New York, October 29, 2003—The Committee to Protect Journalists (CPJ) is concerned about the health of two imprisoned Cuban journalists who began a hunger strike on October 18 to protest the mistreatment of an imprisoned colleague.
Mario Enrique Mayo Hernández and Adolfo Fernández Saínz, who are jailed at the Holguín Provincial Prison in eastern Cuba, have joined four jailed dissidents in a hunger strike that began on October 18, according to Maydelín Guerra Àlvarez, Mayo Hernández’s wife.
The journalists and dissidents are together protesting the treatment of journalist Iván Hernández Carrillo, who was placed in a punishment cell after complaining about feeling sick.
Guerra Àlvarez first heard about the hunger strike on October 19 but could not travel to Holguín until October 27. She was not permitted to see her husband, but a prison official confirmed that Mayo Hernández had begun a hunger strike.
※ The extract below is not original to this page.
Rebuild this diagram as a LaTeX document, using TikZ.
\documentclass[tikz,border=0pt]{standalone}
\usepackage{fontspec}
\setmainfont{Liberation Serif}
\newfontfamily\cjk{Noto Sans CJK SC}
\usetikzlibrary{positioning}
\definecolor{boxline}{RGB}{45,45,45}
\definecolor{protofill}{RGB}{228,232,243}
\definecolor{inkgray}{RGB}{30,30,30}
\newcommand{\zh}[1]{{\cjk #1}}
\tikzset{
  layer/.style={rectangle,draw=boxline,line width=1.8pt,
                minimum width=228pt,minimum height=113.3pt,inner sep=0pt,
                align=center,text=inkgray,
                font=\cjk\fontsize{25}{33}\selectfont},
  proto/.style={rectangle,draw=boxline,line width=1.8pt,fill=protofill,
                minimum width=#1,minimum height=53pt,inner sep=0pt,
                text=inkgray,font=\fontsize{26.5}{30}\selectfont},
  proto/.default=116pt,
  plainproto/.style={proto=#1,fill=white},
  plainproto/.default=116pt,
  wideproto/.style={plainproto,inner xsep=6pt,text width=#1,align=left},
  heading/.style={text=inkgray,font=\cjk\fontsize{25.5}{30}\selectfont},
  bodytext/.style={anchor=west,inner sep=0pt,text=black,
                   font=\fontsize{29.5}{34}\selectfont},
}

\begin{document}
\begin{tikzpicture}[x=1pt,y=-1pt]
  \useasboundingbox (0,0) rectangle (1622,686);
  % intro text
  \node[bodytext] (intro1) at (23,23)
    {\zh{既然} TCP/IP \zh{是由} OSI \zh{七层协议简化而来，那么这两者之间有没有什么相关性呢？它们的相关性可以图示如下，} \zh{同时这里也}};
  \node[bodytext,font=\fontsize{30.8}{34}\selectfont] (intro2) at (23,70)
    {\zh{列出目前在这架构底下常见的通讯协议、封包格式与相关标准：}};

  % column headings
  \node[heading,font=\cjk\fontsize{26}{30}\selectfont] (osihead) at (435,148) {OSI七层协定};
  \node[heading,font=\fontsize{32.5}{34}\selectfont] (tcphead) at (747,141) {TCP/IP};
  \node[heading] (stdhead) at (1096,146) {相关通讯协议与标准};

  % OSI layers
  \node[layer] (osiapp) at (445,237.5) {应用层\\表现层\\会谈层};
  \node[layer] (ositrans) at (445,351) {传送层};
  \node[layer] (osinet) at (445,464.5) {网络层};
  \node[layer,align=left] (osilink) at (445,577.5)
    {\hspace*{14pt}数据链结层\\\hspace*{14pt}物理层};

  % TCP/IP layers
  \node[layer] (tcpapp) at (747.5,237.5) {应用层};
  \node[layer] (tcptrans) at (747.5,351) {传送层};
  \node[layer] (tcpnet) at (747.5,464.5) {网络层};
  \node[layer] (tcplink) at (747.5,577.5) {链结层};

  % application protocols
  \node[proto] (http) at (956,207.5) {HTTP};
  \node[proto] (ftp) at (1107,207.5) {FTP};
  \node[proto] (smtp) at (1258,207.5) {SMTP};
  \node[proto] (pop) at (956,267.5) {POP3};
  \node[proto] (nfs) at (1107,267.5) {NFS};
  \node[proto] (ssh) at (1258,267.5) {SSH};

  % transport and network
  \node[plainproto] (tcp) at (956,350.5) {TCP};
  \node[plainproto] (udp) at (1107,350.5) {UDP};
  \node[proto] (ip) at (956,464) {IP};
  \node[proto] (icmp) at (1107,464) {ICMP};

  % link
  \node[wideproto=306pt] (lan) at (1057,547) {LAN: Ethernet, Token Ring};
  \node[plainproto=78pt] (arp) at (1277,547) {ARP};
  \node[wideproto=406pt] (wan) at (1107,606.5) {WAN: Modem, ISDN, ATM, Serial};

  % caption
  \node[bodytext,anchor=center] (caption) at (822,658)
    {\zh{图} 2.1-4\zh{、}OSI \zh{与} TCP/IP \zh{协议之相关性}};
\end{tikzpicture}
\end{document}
The official refused to give any more information about the other strikers.
Mayo Hernández, Fernández Saínz, and Hernández Carrillo were sentenced to 20, 15, and 25 years, respectively, for acting against “the independence or the territorial integrity of the State” and for violating Law 88 for the Protection of Cuba’s National Independence and Economy.
This is the third hunger strike by imprisoned Cuban journalists. On August 15, Mayo Hernández went on a hunger strike to demand better food and adequate medical attention. Fernández Saínz and Hernández Carrillo, together with other opposition activists, later joined the hunger strike, which ended on August 28. Three days later, journalists Manuel Vázquez Portal and Normando Hernández González, who were jailed in Boniato Prison, in the eastern province of Santiago de Cuba, joined other jailed dissidents in a hunger strike that lasted one week. In retaliation, Vázquez Portal was subsequently transferred to Aguadores Prison, also in Santiago de Cuba, while Hernández González was sent to a prison in the western province of Pinar del Río.
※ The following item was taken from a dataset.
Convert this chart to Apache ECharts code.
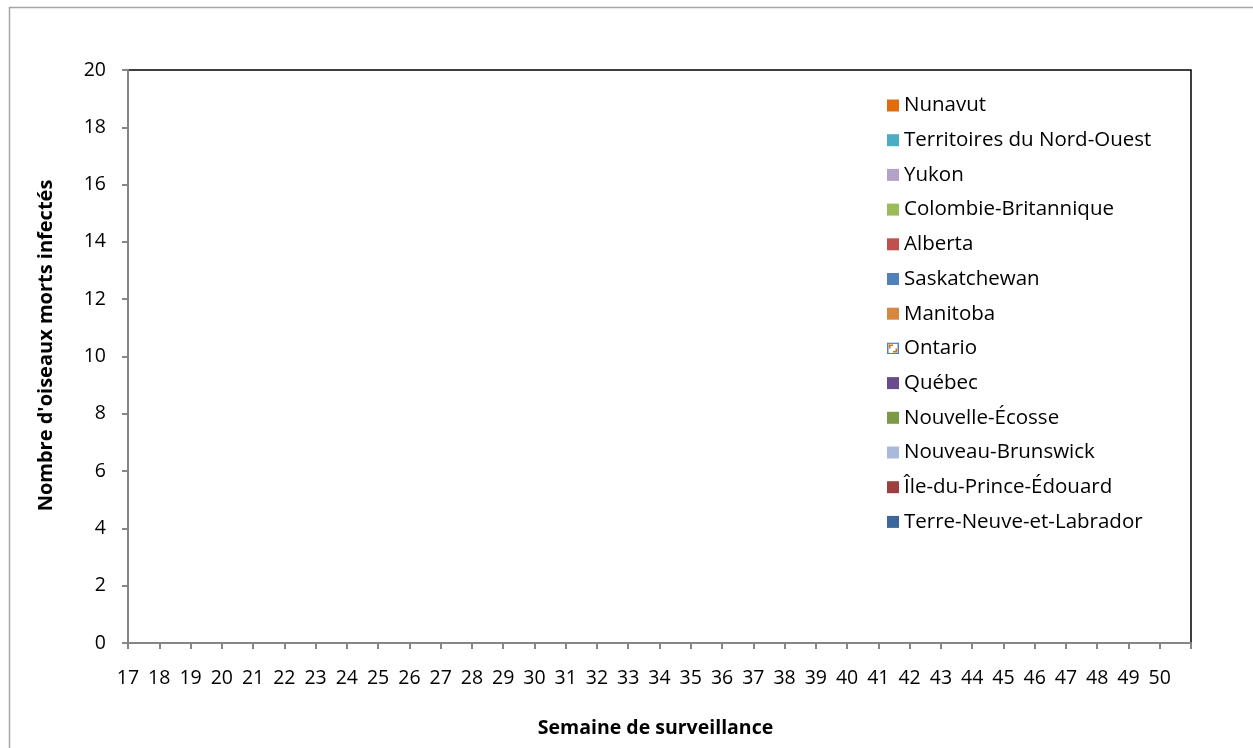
<!DOCTYPE html>
<html>
<head>
<meta charset="utf-8">
<script src="https://cdn.jsdelivr.net/npm/echarts@6/dist/echarts.min.js"></script>
<style>
  html, body { margin: 0; padding: 0; background: #fff; }
  #chart { width: 1253px; height: 748px; }
</style>
</head>
<body>
<div id="chart"></div>
<script>
    let chart = echarts.init(document.getElementById("chart"));

    // semaines de surveillance
    const weeks = ["17", "18", "19", "20", "21", "22", "23", "24", "25", "26", "27", "28", "29", "30", "31", "32", "33",
        "34", "35", "36", "37", "38", "39", "40", "41", "42", "43", "44", "45", "46", "47", "48", "49", "50"]

    const provinces = ["Nunavut", "Territoires du Nord-Ouest", "Yukon", "Colombie-Britannique", "Alberta", "Saskatchewan",
        "Manitoba", "Ontario", "Québec", "Nouvelle-Écosse", "Nouveau-Brunswick", "Île-du-Prince-Édouard", "Terre-Neuve-et-Labrador"]

    const province_colors = ["#E36C0A", "#4BACC6", "#B2A2C7", "#9BBB59", "#C0504D", "#4F81BD",
        "#D8873F", "#FFFFFF", "#6A4B8E", "#7A9A45", "#A9B9DA", "#A03D3D", "#3C679C"]

    // aucun oiseau mort infecté signalé : toutes les semaines à 0
    const no_cases = [0, 0, 0, 0, 0, 0, 0, 0, 0, 0, 0, 0, 0, 0, 0, 0, 0, 0, 0, 0, 0, 0, 0, 0, 0, 0, 0, 0, 0, 0, 0, 0, 0, 0]

    const y_min = 0
    const y_max = 20
    const y_step = 2

    const ontario_icon = 'image://data:image/svg+xml;utf8,' + encodeURIComponent(
        '<svg xmlns="http://www.w3.org/2000/svg" width="12" height="12">' +
        '<rect x="0.75" y="0.75" width="10.5" height="10.5" fill="#fff" stroke="#4F81BD" stroke-width="1.5"/>' +
        '<path d="M2 2 H6 V3.5 H3.5 V6 H2 Z" fill="#E36C0A"/>' +
        '<path d="M10 10 H6 V8.5 H8.5 V6 H10 Z" fill="#E36C0A"/></svg>')

    const font = "'Open Sans', 'Noto Sans', sans-serif"

    // largeur d'une catégorie, pour décaler les étiquettes sur les graduations
    const cat_width = (1253 - 128 - 62) / weeks.length

    let option = {
        animation: false,
        textStyle: {fontFamily: font},
        graphic: [
            {
                type: 'rect',
                left: 7, top: 5,
                shape: {width: 1300, height: 800},
                style: {fill: 'none', stroke: '#A6A6A6', lineWidth: 1.5},
                silent: true
            }
        ],
        grid: {
            left: 128, right: 62, top: 70, bottom: 105,
            show: true,
            borderColor: '#000',
            borderWidth: 1.5
        },
        legend: {
            orient: 'vertical',
            left: 882, top: 90,
            itemWidth: 12, itemHeight: 12,
            itemGap: 13.7,
            textStyle: {fontSize: 20.5, lineHeight: 20, color: '#000', fontFamily: font, padding: [0, 0, 0, 0]},
            data: provinces.map((name) => {
                return name === 'Ontario' ? {name: name, icon: ontario_icon} : {name: name, icon: 'rect'}
            })
        },
        xAxis: {
            type: 'category',
            data: weeks,
            name: 'Semaine de surveillance',
            nameLocation: 'middle',
            nameGap: 75,
            nameTextStyle: {fontSize: 19.5, fontWeight: 'bold', color: '#000', padding: [0, 8, 0, 0]},
            axisLine: {lineStyle: {color: '#868686', width: 2}},
            axisTick: {show: true, length: 6, lineStyle: {color: '#868686', width: 2}},
            axisLabel: {fontSize: 19.5, color: '#000', margin: 25, padding: [0, cat_width, 0, 0]}
        },
        yAxis: {
            type: 'value',
            min: y_min, max: y_max, interval: y_step,
            name: "Nombre d'oiseaux morts infectés",
            nameLocation: 'middle',
            nameGap: 72,
            nameTextStyle: {fontSize: 20, fontWeight: 'bold', color: '#000', padding: [0, 0, 0, 22]},
            splitLine: {show: false},
            axisLine: {show: true, lineStyle: {color: '#868686', width: 2}},
            axisTick: {show: true, length: 6, lineStyle: {color: '#868686', width: 2}},
            axisLabel: {fontSize: 19.5, color: '#000', margin: 22}
        },
        series: provinces.map((name, i) => {
            return {
                name: name,
                type: 'bar',
                stack: 'total',
                barCategoryGap: '50%',
                data: no_cases,
                itemStyle: {color: province_colors[i]}
            }
        })
    };

    chart.setOption(option);
</script>
</body>
</html>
The imprisoned journalists, who are being held in maximum-security facilities and are handcuffed any time they leave their cells, have denounced unsanitary prison conditions, inadequate medical attention, solitary confinement, and lack of access to the press and television. They have also complained about receiving foul-smelling and rotten food.
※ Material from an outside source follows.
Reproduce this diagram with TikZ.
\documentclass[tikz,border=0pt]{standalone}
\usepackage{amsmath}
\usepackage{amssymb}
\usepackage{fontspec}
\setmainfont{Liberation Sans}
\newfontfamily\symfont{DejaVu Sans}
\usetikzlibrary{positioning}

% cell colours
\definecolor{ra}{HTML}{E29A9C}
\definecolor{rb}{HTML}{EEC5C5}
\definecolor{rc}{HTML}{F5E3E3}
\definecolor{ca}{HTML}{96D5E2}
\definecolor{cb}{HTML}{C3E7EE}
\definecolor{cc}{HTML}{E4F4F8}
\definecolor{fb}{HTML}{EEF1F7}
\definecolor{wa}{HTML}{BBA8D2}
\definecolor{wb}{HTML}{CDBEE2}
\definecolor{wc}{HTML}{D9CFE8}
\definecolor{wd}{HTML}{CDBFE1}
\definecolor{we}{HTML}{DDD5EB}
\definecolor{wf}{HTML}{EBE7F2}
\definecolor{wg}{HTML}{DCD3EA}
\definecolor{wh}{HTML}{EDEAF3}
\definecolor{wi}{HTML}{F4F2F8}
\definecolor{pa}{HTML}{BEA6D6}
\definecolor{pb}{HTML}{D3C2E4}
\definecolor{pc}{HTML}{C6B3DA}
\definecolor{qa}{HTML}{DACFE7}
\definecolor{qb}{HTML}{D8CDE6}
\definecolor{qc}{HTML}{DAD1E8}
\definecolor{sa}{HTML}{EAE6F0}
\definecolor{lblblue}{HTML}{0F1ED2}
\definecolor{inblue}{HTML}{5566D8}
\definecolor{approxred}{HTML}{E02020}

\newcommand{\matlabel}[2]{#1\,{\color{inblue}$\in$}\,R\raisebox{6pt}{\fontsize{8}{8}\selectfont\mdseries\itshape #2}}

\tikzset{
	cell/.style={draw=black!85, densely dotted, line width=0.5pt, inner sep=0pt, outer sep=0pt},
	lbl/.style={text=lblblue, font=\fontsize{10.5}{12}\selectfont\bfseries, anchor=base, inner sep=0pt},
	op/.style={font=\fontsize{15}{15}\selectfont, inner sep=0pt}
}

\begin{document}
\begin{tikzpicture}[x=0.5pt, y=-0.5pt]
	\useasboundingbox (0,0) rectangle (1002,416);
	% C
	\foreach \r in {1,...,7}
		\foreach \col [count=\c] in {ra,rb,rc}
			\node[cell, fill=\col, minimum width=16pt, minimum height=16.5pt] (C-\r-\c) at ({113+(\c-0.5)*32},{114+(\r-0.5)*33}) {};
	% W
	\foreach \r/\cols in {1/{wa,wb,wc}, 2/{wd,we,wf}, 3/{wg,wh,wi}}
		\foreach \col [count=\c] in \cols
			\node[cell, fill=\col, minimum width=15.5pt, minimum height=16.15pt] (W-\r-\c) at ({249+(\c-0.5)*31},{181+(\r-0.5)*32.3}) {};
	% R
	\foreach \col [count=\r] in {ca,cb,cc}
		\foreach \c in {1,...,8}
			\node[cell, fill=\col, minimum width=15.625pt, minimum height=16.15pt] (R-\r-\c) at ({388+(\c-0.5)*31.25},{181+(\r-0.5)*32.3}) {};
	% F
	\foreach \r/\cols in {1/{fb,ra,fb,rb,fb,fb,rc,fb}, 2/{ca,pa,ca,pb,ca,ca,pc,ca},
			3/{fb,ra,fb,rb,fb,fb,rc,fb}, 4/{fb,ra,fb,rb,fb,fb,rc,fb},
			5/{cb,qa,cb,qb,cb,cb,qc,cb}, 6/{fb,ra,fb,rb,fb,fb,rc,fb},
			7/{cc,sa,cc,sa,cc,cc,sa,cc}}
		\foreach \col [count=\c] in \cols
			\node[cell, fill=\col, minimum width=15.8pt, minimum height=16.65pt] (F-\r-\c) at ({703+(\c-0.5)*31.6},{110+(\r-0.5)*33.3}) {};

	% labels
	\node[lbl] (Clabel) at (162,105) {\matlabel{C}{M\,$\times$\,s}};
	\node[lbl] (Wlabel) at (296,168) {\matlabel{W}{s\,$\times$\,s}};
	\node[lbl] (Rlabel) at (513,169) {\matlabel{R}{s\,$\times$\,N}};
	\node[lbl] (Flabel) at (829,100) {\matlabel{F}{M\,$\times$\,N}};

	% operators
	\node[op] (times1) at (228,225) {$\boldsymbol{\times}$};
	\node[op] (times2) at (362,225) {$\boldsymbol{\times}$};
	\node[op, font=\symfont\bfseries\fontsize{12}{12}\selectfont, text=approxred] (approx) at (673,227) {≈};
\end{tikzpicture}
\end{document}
Mayo Hernández, Fernández Saínz, Hernández Carrillo, Vázquez Portal, and Hernández González are among a group of 28 independent Cuban journalists who were detained in a massive government crackdown in March. Their one-day summary trials were held in early April behind closed doors. On April 7, courts across the island announced prison sentences for the journalists ranging from 14 to 27 years. They remained imprisoned in jails administered by the State Security Department until April 24, when most were sent to prisons located hundreds of miles from their homes.
In June, the People’s Supreme Tribunal, Cuba’s highest court, dismissed the appeals for annulment (recursos de casación) filed in April by the journalists and upheld their convictions.